## WHAT THIS TASK INVOLVES:
Exactly reproduce the lines that run from the one containing "Clone this chart" through the one containing "const faceColors = ['#4f81bd', '#c0504d'];", ends included, with no pictures.

## AVAILABLE RECORDS:
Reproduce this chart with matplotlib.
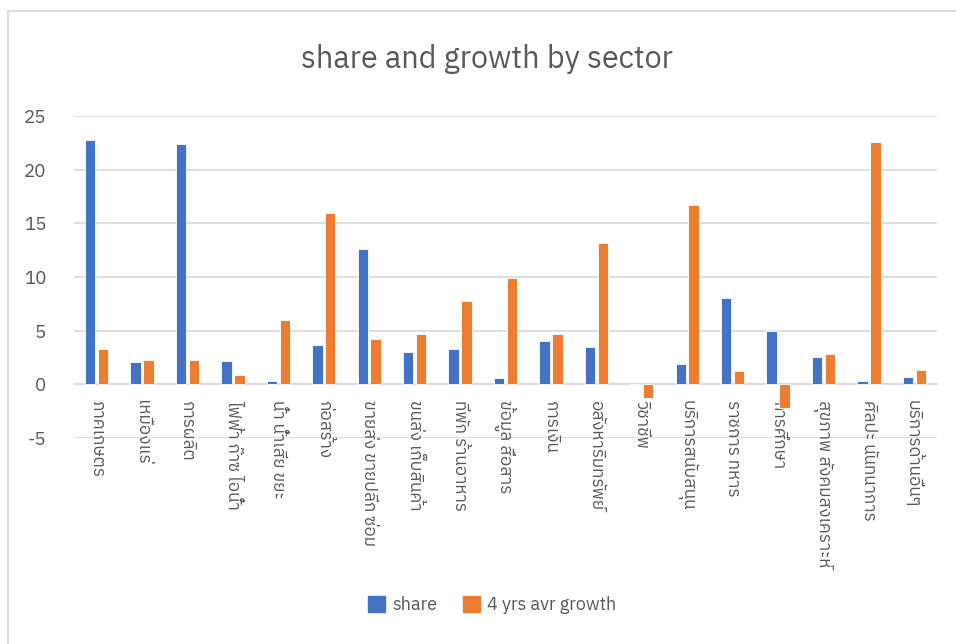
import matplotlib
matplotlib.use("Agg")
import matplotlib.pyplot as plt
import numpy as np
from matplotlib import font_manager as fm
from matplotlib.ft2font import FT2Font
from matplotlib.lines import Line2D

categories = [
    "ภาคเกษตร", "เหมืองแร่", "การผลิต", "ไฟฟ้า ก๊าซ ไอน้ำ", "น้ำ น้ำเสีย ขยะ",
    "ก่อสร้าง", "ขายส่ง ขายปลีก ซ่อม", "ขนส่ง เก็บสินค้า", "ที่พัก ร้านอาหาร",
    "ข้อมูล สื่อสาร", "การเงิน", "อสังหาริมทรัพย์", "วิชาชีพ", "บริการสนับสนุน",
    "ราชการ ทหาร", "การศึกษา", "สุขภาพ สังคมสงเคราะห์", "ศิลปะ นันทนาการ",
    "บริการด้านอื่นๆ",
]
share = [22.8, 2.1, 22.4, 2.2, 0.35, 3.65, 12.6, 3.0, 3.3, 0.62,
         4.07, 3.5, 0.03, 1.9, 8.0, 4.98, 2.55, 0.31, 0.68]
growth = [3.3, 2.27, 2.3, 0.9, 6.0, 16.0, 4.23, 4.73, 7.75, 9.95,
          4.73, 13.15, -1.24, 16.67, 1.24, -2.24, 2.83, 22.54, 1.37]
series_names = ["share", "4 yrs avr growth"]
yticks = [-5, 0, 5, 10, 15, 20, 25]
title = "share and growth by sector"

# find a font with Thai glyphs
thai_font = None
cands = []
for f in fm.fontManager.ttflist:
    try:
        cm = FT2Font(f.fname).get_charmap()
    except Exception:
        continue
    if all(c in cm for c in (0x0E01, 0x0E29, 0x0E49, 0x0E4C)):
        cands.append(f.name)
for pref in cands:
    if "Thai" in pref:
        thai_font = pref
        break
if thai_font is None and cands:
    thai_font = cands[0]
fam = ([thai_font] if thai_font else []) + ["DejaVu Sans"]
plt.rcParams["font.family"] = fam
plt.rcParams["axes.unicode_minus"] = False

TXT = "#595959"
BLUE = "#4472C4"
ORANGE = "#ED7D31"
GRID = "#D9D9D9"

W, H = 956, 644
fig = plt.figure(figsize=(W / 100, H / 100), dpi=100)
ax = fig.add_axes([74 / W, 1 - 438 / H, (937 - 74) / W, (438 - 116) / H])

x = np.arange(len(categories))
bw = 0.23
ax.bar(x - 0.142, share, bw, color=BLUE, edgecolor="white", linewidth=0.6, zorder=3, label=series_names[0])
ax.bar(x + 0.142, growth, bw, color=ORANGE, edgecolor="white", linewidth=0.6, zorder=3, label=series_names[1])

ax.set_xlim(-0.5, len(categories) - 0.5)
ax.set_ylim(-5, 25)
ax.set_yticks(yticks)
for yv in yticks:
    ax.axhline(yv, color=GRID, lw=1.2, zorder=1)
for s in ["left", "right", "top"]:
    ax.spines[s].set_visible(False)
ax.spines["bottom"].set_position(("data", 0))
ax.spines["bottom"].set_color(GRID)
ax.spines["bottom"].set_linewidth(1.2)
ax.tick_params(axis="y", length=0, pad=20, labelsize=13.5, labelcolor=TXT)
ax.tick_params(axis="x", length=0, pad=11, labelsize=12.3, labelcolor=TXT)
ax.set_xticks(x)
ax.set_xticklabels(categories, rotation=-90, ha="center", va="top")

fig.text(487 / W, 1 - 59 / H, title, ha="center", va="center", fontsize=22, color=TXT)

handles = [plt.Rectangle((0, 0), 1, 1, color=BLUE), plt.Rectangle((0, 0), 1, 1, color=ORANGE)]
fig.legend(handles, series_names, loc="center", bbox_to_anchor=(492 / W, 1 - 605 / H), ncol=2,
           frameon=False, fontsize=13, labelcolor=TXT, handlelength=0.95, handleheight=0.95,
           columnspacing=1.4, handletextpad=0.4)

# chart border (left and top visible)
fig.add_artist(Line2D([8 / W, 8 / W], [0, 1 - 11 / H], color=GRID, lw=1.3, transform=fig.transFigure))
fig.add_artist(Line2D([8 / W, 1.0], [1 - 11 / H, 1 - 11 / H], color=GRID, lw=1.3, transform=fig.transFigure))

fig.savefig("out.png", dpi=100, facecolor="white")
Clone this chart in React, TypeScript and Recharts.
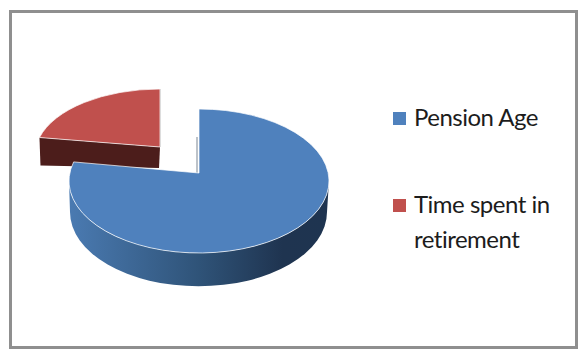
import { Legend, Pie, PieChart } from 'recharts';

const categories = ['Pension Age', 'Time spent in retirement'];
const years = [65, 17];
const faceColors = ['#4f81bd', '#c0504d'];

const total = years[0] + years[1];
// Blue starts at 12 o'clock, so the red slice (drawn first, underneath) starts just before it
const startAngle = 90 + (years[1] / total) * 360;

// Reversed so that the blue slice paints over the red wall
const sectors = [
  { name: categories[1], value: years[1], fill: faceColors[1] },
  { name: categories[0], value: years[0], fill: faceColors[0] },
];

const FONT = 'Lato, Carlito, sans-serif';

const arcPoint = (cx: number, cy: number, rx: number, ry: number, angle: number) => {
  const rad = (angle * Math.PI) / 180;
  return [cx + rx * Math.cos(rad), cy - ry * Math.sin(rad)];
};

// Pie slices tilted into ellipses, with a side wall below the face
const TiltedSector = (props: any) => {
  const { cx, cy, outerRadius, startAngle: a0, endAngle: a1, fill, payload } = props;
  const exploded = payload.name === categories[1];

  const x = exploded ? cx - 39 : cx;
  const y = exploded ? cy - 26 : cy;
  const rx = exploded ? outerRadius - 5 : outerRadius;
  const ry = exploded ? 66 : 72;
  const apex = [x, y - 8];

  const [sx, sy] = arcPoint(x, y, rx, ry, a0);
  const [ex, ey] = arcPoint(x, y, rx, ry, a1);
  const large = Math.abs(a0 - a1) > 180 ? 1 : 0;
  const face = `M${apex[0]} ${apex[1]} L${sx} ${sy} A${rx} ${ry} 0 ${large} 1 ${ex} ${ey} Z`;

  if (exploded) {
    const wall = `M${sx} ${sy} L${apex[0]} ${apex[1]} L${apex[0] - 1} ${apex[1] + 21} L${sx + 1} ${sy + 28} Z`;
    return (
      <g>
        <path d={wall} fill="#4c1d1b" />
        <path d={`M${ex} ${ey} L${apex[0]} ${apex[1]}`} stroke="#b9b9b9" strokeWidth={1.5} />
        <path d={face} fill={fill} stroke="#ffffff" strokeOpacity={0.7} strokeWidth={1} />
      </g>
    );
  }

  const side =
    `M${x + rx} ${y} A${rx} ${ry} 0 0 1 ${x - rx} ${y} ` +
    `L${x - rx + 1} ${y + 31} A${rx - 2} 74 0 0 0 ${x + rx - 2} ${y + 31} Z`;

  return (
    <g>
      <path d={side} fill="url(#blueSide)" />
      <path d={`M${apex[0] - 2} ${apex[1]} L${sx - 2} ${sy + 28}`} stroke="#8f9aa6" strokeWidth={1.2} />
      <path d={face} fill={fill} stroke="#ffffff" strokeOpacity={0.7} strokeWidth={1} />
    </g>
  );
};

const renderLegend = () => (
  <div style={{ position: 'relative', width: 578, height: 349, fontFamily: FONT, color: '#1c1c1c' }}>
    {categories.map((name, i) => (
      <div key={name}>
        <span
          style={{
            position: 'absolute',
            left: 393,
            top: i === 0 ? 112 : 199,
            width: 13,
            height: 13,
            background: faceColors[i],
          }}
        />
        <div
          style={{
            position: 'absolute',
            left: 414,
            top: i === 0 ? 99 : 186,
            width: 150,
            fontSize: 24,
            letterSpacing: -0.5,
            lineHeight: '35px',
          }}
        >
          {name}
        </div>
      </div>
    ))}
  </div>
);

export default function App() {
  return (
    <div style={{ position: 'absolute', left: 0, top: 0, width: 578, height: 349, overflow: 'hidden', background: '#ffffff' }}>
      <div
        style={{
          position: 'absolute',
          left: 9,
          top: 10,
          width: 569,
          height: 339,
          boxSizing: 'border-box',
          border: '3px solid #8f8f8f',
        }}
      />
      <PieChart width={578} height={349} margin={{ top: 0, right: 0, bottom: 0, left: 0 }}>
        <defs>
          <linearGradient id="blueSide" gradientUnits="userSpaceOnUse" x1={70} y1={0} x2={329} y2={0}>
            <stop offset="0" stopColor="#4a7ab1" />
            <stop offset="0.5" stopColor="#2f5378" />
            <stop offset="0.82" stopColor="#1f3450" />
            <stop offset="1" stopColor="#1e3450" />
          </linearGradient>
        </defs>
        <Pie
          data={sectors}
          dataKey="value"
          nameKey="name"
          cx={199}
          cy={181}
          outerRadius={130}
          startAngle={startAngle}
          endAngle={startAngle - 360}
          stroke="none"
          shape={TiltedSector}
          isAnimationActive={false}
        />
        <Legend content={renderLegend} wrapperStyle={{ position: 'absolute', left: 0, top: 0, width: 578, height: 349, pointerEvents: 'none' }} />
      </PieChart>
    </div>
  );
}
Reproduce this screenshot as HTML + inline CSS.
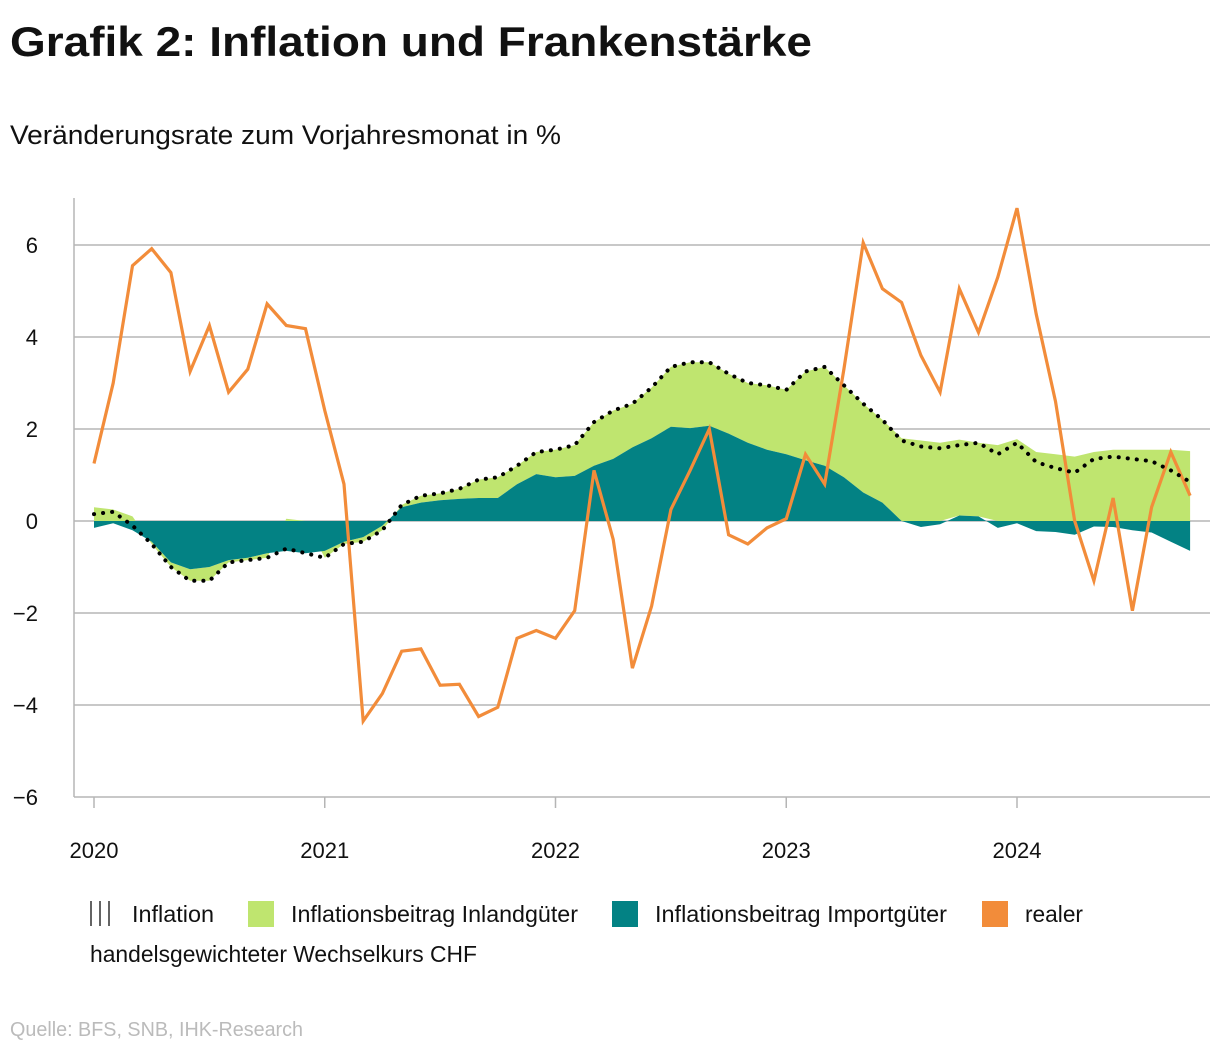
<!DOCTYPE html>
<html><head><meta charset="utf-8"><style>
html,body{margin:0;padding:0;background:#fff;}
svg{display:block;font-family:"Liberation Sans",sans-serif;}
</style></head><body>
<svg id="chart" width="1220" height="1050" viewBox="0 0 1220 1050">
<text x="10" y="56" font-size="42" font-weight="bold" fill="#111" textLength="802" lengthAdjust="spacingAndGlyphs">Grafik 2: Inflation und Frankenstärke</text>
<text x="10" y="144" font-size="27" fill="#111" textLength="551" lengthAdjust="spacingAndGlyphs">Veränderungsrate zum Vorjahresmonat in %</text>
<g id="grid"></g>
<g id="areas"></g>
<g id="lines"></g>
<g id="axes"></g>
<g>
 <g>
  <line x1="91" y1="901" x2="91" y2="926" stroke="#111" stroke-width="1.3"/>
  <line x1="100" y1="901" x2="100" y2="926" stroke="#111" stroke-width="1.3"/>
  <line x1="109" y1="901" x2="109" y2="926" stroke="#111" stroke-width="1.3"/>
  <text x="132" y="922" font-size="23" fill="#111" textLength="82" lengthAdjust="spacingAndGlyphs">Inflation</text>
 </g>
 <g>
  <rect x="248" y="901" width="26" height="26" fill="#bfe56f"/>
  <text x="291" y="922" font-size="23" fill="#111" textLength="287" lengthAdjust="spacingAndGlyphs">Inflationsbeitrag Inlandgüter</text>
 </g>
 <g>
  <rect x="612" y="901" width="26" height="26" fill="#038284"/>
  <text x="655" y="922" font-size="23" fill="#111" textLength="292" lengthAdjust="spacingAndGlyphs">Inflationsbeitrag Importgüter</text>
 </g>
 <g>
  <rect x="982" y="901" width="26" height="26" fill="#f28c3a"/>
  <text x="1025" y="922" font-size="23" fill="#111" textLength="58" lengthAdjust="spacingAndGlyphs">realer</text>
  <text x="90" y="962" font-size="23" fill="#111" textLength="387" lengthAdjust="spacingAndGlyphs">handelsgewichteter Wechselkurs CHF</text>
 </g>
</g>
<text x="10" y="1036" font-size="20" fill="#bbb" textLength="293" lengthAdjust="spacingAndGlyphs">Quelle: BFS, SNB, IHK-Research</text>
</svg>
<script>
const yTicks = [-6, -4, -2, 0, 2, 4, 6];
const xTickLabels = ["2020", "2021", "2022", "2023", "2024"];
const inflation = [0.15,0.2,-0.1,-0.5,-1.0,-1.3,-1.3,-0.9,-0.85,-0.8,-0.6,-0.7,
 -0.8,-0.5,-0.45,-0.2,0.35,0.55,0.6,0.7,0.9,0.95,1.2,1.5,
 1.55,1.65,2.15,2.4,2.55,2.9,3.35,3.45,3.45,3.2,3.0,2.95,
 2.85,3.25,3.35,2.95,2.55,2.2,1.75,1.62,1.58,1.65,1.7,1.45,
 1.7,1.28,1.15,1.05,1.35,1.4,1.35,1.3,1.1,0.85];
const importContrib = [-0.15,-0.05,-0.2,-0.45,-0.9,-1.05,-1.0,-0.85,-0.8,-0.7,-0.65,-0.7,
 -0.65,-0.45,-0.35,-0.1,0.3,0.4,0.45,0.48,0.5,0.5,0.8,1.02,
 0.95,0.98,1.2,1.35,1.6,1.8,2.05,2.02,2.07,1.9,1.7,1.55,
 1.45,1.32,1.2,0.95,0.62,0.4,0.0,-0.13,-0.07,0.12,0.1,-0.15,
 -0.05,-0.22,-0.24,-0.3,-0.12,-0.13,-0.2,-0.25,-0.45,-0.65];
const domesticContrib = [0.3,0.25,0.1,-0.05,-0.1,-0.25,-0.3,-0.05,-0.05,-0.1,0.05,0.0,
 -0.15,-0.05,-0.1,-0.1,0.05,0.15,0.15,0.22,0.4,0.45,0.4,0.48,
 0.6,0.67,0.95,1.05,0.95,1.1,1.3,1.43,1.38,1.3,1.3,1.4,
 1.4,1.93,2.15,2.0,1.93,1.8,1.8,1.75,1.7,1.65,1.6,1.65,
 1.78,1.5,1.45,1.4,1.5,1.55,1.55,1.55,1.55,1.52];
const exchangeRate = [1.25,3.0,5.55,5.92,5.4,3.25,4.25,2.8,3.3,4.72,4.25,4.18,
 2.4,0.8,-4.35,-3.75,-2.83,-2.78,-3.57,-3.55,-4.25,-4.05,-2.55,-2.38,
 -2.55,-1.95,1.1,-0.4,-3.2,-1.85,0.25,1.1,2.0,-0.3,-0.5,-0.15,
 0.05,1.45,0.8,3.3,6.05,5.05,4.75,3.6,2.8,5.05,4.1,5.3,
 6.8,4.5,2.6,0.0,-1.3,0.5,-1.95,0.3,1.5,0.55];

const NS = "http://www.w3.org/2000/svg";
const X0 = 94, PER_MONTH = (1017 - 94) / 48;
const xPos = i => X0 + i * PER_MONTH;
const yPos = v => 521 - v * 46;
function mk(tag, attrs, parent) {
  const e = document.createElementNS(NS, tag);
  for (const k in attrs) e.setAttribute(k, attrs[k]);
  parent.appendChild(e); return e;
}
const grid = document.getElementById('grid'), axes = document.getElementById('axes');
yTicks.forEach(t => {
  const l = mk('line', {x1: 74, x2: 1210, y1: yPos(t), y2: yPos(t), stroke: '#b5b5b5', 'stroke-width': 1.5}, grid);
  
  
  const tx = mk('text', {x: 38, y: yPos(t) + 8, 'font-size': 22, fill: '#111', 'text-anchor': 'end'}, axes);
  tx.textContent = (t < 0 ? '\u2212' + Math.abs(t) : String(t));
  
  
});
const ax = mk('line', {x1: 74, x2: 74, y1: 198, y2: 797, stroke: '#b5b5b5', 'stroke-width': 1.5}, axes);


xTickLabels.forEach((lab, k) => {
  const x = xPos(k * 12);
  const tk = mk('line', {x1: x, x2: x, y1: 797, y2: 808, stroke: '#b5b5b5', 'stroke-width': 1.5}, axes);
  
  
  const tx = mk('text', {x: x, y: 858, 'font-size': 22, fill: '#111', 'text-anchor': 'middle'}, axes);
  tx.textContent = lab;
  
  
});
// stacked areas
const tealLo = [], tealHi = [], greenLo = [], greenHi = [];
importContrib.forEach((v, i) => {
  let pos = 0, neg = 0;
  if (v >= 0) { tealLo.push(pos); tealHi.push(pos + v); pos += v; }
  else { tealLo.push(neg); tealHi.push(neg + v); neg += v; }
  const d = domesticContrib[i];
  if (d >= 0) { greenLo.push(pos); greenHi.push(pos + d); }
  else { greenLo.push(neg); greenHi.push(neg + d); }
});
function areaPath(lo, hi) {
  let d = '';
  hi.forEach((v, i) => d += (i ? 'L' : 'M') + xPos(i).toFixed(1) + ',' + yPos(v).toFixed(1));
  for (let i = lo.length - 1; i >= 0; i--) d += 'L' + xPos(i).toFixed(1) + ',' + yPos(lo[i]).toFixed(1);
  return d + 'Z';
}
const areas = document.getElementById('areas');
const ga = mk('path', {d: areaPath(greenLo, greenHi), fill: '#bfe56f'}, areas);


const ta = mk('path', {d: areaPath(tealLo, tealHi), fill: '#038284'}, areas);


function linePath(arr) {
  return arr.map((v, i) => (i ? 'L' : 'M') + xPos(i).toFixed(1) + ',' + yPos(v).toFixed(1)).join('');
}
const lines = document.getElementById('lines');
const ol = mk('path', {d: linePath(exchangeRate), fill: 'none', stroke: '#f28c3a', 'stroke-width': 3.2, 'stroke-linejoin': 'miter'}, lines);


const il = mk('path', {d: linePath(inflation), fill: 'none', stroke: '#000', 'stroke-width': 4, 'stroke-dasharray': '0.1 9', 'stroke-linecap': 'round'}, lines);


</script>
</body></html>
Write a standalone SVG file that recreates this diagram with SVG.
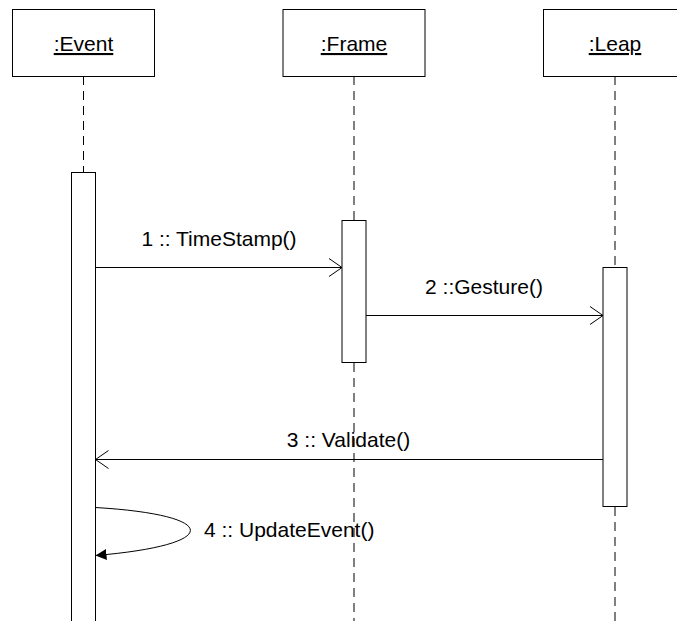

## RESULT OF THE TASK:
Clone this chart in React, TypeScript and Recharts.
import { Legend, Pie, PieChart } from 'recharts';

const categories = ['Pension Age', 'Time spent in retirement'];
const years = [65, 17];
const faceColors = ['#4f81bd', '#c0504d'];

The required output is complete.